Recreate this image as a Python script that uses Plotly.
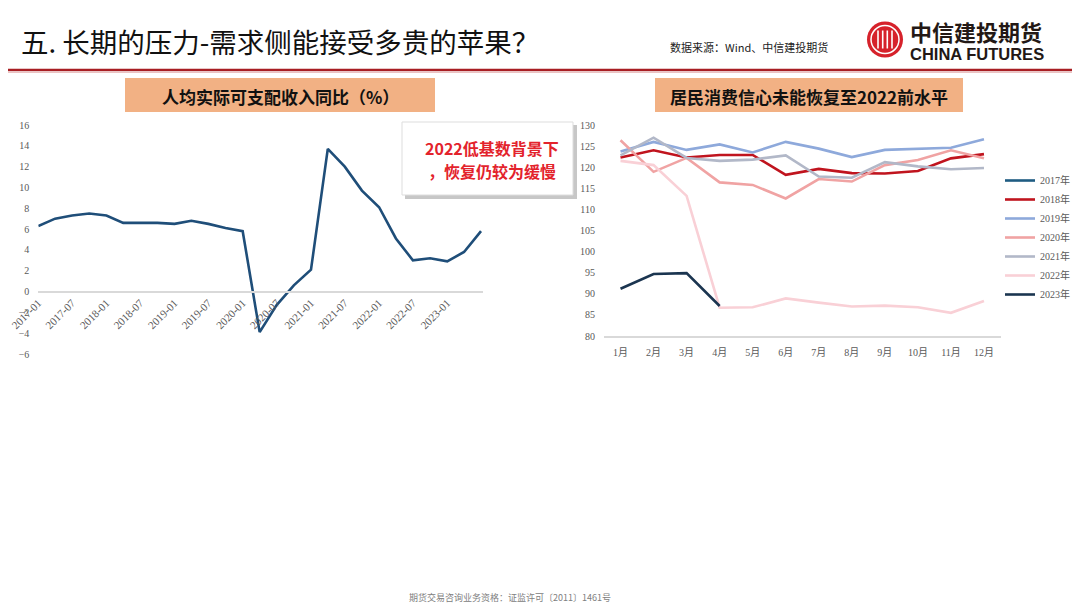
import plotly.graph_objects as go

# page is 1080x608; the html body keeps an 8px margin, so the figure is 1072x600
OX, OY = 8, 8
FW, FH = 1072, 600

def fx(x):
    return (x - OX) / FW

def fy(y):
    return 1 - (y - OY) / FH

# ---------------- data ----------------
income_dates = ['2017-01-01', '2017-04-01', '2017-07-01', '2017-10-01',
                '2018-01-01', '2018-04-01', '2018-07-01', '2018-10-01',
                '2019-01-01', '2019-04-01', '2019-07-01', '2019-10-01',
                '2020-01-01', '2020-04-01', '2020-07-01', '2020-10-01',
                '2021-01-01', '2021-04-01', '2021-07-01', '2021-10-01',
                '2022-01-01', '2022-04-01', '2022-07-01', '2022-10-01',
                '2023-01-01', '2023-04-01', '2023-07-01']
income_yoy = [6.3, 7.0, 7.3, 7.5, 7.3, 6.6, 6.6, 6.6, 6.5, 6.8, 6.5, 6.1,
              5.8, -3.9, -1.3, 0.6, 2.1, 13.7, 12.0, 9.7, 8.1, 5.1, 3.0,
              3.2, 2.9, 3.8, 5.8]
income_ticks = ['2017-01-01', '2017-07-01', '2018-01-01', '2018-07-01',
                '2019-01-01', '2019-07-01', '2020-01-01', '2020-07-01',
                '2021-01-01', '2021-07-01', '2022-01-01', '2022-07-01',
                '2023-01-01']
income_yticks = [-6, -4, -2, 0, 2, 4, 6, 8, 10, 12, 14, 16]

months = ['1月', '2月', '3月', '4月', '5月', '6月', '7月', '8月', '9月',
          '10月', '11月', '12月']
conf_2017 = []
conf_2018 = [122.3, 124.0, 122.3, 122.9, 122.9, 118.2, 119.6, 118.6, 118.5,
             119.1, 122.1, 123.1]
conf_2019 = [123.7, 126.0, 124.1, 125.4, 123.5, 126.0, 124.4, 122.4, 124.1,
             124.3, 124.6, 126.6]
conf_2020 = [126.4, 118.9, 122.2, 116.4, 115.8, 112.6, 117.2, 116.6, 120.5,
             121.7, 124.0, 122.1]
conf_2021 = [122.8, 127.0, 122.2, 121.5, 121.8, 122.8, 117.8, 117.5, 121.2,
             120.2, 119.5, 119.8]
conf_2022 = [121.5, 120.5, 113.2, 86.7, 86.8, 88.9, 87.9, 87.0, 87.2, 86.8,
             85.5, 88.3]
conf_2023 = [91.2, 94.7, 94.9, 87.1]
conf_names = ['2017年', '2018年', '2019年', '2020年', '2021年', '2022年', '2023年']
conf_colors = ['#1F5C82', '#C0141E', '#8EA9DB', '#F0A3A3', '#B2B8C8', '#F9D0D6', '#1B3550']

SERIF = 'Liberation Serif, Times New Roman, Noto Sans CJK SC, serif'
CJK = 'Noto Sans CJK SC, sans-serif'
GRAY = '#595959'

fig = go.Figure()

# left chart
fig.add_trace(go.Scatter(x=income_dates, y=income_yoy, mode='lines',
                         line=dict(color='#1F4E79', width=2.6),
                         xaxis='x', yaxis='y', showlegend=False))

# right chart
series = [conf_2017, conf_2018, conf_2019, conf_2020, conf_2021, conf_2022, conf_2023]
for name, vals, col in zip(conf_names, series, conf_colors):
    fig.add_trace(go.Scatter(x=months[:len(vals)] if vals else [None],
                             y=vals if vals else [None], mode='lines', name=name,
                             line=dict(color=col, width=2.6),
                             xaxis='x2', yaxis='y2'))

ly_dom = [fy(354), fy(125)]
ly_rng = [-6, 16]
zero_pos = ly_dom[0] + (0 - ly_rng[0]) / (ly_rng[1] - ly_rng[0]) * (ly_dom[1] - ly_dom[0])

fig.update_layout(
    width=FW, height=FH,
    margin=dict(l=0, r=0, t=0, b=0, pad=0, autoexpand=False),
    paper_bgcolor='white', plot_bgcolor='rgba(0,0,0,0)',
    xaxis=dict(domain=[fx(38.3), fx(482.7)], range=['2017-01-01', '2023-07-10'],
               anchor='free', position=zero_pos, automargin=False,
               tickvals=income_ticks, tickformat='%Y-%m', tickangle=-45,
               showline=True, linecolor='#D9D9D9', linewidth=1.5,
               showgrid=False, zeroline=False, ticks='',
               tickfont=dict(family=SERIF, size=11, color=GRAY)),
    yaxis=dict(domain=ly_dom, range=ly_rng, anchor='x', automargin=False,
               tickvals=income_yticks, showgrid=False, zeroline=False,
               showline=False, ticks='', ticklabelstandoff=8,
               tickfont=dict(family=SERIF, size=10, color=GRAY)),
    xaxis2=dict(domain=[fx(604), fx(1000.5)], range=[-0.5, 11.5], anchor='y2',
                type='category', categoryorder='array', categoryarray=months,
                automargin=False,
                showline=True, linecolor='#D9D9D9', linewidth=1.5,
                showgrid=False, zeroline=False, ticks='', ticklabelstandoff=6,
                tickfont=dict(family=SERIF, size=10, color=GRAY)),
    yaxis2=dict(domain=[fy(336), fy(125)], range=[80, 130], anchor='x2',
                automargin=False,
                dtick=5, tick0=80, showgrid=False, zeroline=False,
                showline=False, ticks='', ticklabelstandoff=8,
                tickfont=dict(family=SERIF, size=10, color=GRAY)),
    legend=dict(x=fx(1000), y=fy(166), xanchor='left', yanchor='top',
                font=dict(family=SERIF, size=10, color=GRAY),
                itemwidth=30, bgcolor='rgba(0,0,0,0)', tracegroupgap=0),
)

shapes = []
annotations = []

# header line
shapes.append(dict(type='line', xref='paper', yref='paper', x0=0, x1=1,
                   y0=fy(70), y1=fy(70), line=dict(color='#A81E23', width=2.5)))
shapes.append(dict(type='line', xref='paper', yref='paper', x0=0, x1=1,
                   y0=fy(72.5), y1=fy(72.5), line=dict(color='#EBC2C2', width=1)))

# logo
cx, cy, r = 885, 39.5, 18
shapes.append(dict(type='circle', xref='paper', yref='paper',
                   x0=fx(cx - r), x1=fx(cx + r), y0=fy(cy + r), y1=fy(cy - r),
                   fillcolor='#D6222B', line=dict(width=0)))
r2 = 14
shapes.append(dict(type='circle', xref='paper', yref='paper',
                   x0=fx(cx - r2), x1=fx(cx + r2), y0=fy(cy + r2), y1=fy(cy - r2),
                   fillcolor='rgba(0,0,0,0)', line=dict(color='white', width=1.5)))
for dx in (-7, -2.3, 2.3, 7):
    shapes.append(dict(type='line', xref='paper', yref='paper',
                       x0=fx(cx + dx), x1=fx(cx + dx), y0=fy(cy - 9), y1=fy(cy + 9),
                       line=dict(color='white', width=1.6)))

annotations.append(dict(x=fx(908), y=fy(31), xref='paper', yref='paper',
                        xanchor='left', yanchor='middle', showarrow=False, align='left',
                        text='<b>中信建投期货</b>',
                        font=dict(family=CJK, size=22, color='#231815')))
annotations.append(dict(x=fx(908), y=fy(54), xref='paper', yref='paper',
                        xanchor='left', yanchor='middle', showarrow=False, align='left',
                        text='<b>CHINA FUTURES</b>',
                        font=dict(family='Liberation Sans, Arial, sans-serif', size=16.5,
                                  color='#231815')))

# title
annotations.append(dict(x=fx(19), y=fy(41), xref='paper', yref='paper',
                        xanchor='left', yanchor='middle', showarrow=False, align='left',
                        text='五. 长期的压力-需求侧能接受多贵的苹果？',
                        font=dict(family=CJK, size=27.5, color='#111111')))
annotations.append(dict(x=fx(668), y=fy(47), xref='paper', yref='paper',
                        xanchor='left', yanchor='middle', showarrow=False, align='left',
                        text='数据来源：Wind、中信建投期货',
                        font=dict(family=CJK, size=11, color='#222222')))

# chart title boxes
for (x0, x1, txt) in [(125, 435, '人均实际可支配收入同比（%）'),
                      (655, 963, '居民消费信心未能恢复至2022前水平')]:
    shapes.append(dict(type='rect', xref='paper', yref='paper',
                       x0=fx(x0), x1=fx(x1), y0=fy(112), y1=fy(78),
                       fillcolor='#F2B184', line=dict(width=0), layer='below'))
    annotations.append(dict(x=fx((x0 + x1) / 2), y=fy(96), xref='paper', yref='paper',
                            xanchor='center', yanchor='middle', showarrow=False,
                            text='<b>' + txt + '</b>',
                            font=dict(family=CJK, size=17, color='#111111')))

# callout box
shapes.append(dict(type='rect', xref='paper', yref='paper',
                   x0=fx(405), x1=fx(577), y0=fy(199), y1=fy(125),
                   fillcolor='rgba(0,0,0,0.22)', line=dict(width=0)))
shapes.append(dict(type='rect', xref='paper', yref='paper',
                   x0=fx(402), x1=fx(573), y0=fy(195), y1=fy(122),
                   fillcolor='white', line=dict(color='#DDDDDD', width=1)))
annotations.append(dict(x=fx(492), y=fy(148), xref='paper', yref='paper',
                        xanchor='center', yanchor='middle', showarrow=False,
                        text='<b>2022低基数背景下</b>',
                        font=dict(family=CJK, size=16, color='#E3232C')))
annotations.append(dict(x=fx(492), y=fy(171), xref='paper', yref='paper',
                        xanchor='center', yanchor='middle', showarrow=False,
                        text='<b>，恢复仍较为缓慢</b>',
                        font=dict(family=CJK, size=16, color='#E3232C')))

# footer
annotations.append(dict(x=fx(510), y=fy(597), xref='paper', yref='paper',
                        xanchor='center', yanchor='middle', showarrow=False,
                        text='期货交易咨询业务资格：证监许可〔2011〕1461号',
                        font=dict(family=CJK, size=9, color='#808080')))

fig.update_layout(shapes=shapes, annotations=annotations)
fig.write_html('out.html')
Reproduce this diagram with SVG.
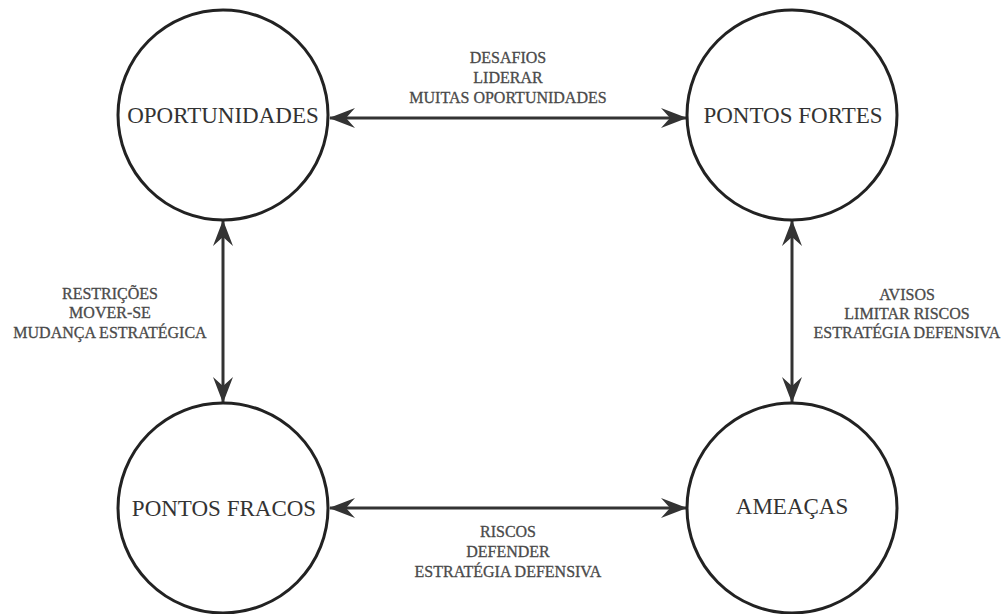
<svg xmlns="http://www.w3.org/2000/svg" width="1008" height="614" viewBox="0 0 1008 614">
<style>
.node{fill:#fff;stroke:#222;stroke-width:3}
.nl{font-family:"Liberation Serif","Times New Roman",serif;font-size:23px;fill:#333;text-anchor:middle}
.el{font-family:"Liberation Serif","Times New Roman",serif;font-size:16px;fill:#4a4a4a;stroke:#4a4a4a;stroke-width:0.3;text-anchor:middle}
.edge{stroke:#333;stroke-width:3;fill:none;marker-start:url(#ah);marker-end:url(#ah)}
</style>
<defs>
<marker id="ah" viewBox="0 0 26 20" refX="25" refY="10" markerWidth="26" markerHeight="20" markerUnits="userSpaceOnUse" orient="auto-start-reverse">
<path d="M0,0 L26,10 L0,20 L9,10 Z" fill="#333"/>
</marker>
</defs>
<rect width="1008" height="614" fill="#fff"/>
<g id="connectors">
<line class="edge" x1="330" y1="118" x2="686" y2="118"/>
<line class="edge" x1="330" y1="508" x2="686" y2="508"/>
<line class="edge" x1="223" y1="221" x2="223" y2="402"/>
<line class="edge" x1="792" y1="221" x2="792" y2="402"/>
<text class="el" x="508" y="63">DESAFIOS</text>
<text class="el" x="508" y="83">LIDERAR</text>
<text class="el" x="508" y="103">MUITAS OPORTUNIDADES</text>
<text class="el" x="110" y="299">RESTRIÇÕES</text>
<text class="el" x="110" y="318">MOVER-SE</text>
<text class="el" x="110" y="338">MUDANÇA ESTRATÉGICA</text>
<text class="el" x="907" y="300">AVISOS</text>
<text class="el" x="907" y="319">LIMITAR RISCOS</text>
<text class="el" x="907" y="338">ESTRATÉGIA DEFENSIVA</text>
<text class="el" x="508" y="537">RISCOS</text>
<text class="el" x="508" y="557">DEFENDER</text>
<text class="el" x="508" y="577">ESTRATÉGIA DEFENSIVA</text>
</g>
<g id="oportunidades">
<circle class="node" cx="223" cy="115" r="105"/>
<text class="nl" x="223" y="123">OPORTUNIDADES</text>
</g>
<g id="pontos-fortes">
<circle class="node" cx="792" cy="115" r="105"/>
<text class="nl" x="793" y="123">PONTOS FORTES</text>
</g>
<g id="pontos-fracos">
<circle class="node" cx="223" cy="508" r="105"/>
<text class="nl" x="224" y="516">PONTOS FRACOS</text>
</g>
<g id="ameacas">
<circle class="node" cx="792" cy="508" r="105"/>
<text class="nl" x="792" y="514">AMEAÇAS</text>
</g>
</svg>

=======

◆ **Task statement**:
Check every line of the data above for the string "this", and copy those that have it.

◆ **Complete answer**:
Recreate this image as a Python script that uses Plotly.
Reproduce this diagram with SVG.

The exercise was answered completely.